Cultural integration
Don’t underestimate the power of culture in M&A success. Start by identifying the core values and practices that define each organization’s culture. Then, work to create a unified culture that preserves the best of both organizations. Consider appointing a dedicated cultural integration team to facilitate cross-company collaboration, address cultural friction points, and champion the new, combined organizational identity.
Talent retention
Your employees are your most valuable asset. Retaining key personnel is critical for maintaining business continuity and achieving your integration goals. Identify your high-performers and critical role-holders early, ideally before the deal closes. Develop retention strategies that go beyond financial incentives. Offer clear career paths and opportunities to shape the new organization. By starting your integration efforts before the deal is signed and maintaining momentum through the crucial first 100 days, you’ll be better positioned to achieve a successful merger and realize the full potential of your newly combined organization.
Measuring success: an agile approach to integration
Integration is a journey, not a destination. To ensure you’re on the right path, you need developed mechanisms for tracking and reporting on deal success metrics, with an agile approach that allows for rapid course correction.
Start by revisiting the strategic rationale for the deal. What were the key value drivers you identified? These should form the foundation of your success metrics. Common areas to measure include:
- Financial performance (revenue growth, cost synergies, profitability)
- Market share and competitive positioning
- Customer retention and satisfaction
- Employee engagement and retention
- Operational efficiency
- Innovation output
Consider using a balanced scorecard approach to track both financial and non-financial metrics. This provides a holistic view of the merger’s impact across different aspects of the business.
Perspective | Sample metrics |
Financial | Revenue growth, cost savings, ROI |
Customer | Net Promoter Score, market share, new customer acquisition |
Internal Processes | Cycle times, quality metrics, productivity |
Culture & Development | Employee satisfaction, innovation rate, skills development |
Agile review cadence
Implement an agile review process that allows for frequent checkpoints and rapid adjustments:
- Daily goals and reviews for the first couple of weeks post-merger
- Weekly goals and reviews for the first couple of months
- Monthly reviews for the remainder of the first year
- Quarterly reviews thereafter
This shorter, more frequent checkpoint system enables faster corrective action when needed. If certain aspects of the integration aren’t meeting expectations, acknowledge it quickly. Use these moments as opportunities to reassess your approach and make necessary adjustments.
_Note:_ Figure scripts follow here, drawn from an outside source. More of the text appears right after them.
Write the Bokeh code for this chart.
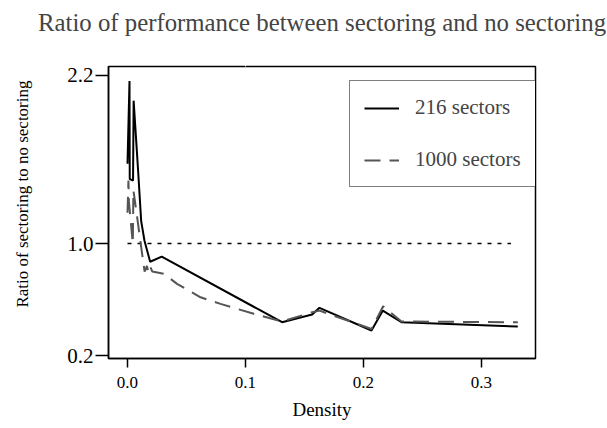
from bokeh.plotting import figure
from bokeh.models import (FixedTicker, PrintfTickFormatter, Legend, LegendItem, Range1d,
                          Title, LinearAxis, CustomJSTickFormatter)
from bokeh.embed import file_html
from bokeh.resources import INLINE

# ---- data ----
density_216 = [0.0, 0.0017, 0.0019, 0.0047, 0.0052, 0.009, 0.0116, 0.0144, 0.0192, 0.029,
               0.131, 0.1565, 0.1627, 0.2068, 0.2164, 0.2322, 0.3308]
ratio_216 = [1.57, 2.16, 1.46, 1.45, 2.02, 1.52, 1.16, 1.02, 0.87, 0.907,
             0.438, 0.493, 0.541, 0.379, 0.521, 0.438, 0.407]

density_1000 = [0.0, 0.0008, 0.0012, 0.0045, 0.005, 0.008, 0.0115, 0.0145, 0.0165, 0.0178,
                0.0195, 0.021, 0.0308, 0.042, 0.0619, 0.0788, 0.107, 0.131, 0.1565, 0.1627,
                0.2068, 0.2167, 0.2322, 0.3308]
ratio_1000 = [1.22, 1.45, 1.30, 1.00, 1.38, 1.20, 0.98, 0.80, 0.84, 0.79,
              0.83, 0.80, 0.784, 0.712, 0.616, 0.569, 0.498, 0.443, 0.509, 0.521,
              0.39, 0.552, 0.443, 0.438]

ref_density = [0.0, 0.325]
ref_ratio = [1.0, 1.0]

x_ticks = [0.0, 0.1, 0.2, 0.3]
y_ticks = [0.2, 1.0, 2.2]

series_names = ["216 sectors", "1000 sectors"]
title_text = "Ratio of performance between sectoring and no sectoring"
x_label = "Density"
y_label = "Ratio of sectoring to no sectoring"

FONT = "Liberation Serif"

p = figure(width=607, height=428, output_backend="svg", toolbar_location=None,
           x_range=Range1d(-0.0161, 0.3458), y_range=Range1d(0.179, 2.264),
           min_border_left=108, min_border_right=72, min_border_top=66, min_border_bottom=70)

p.xgrid.visible = False
p.ygrid.visible = False
p.outline_line_color = "black"
p.outline_line_width = 1.5
p.outline_line_alpha = 1.0

p.line(ref_density, ref_ratio, line_color="black", line_width=1.5, line_dash="4 6")
r1 = p.line(density_216, ratio_216, line_color="black", line_width=2)
r2 = p.line(density_1000, ratio_1000, line_color="#555555", line_width=2, line_dash="16 9")

for ax in (p.xaxis[0], p.yaxis[0]):
    ax.axis_line_color = "black"
    ax.axis_line_width = 1.5
    ax.major_tick_line_color = "black"
    ax.major_tick_line_width = 1.5
    ax.minor_tick_line_color = None
    ax.major_tick_in = 0
    ax.major_label_text_font = FONT
    ax.axis_label_text_font = FONT
    ax.axis_label_text_font_style = "normal"
    ax.major_label_text_color = "black"
    ax.axis_label_text_color = "black"

p.xaxis.ticker = FixedTicker(ticks=x_ticks)
p.xaxis.formatter = PrintfTickFormatter(format="%.1f")
p.xaxis.major_tick_out = 9
p.xaxis.major_label_standoff = 9
p.xaxis.major_label_text_font_size = "17px"
p.xaxis.axis_label = x_label
p.xaxis.axis_label_text_font_size = "19px"
p.xaxis.axis_label_standoff = 8

p.yaxis.ticker = FixedTicker(ticks=y_ticks)
p.yaxis.formatter = PrintfTickFormatter(format="%.1f")
p.yaxis.major_tick_out = 13
p.yaxis.major_label_standoff = 2
p.yaxis.major_label_text_font_size = "21px"


def spacer_axis(size, tick):
    # invisible axis used only to reserve empty space in a side panel
    return LinearAxis(ticker=FixedTicker(ticks=[tick]), axis_line_color=None,
                      major_tick_line_color="white", major_tick_line_width=1,
                      minor_tick_line_color=None, major_tick_in=0, major_tick_out=size,
                      major_label_standoff=0, major_label_text_font_size="1px",
                      major_label_text_color="white",
                      formatter=CustomJSTickFormatter(code="return ''"))


# empty spacer between frame and title, then the title further out
p.add_layout(spacer_axis(26, x_ticks[1]), "above")
p.title.text = title_text
p.title.text_font = FONT
p.title.text_font_size = "24.8px"
p.title.text_font_style = "normal"
p.title.align = "center"

# empty spacer to the left of the y axis, then the y label as a side title
p.add_layout(spacer_axis(28, y_ticks[1]), "left")
ylab = Title(text=y_label, align="right", offset=14,
             text_font=FONT, text_font_size="17px", text_font_style="normal",
             text_color="black")
p.add_layout(ylab, "left")

legend = Legend(items=[LegendItem(label=series_names[0], renderers=[r1]),
                       LegendItem(label=series_names[1], renderers=[r2])],
                location=(241, 171), margin=0, padding=14, spacing=27,
                glyph_width=35, glyph_height=22, label_height=22, label_standoff=16,
                label_text_font=FONT, label_text_font_size="21px",
                border_line_color="black", border_line_width=1.5,
                background_fill_alpha=1.0)
p.add_layout(legend)

open("out.html", "w").write(file_html(p, INLINE))
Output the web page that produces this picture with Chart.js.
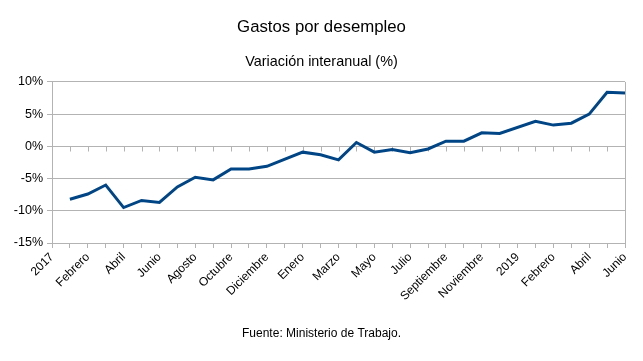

While it’s crucial to track and celebrate short-term wins, maintain a focus on mid-term goals as well. Set clear milestones for various time frames starting at 30-days post-merger to 2 years post-merger.
The overall goal of your integration plan should be to fully incorporate the acquired business into your core operations. By the two-year mark, the integrated elements should be so intertwined with your existing business that they’re indistinguishable from your core operations. This is when you can consider the integration complete.
Continuous learning and adaptation
The post-merger phase is a learning opportunity. Conduct regular retrospectives to identify what’s working well and what could be improved. Use these insights to refine your M&A playbook for future deals. Be prepared to adapt your plans as you encounter unexpected challenges or opportunities. Flexibility, combined with a clear vision and robust measurement, is key to M&A success. Remember, the ultimate measure of success is how well the integrated business performs as part of your core operations. Keep this end goal in mind throughout the integration process and use your agile review system to steer towards this outcome efficiently and effectively.
The path to M&A success
Mastering post-merger integration and assessment is what separates good deals from great ones. By focusing on thoughtful integration, particularly in areas like culture and talent, and implementing rigorous success metrics, you can turn the potential of your M&A strategy into tangible performance. With careful planning, diligent execution, and continuous assessment, you can leverage M&A as a powerful tool for sustainable growth and competitive advantage.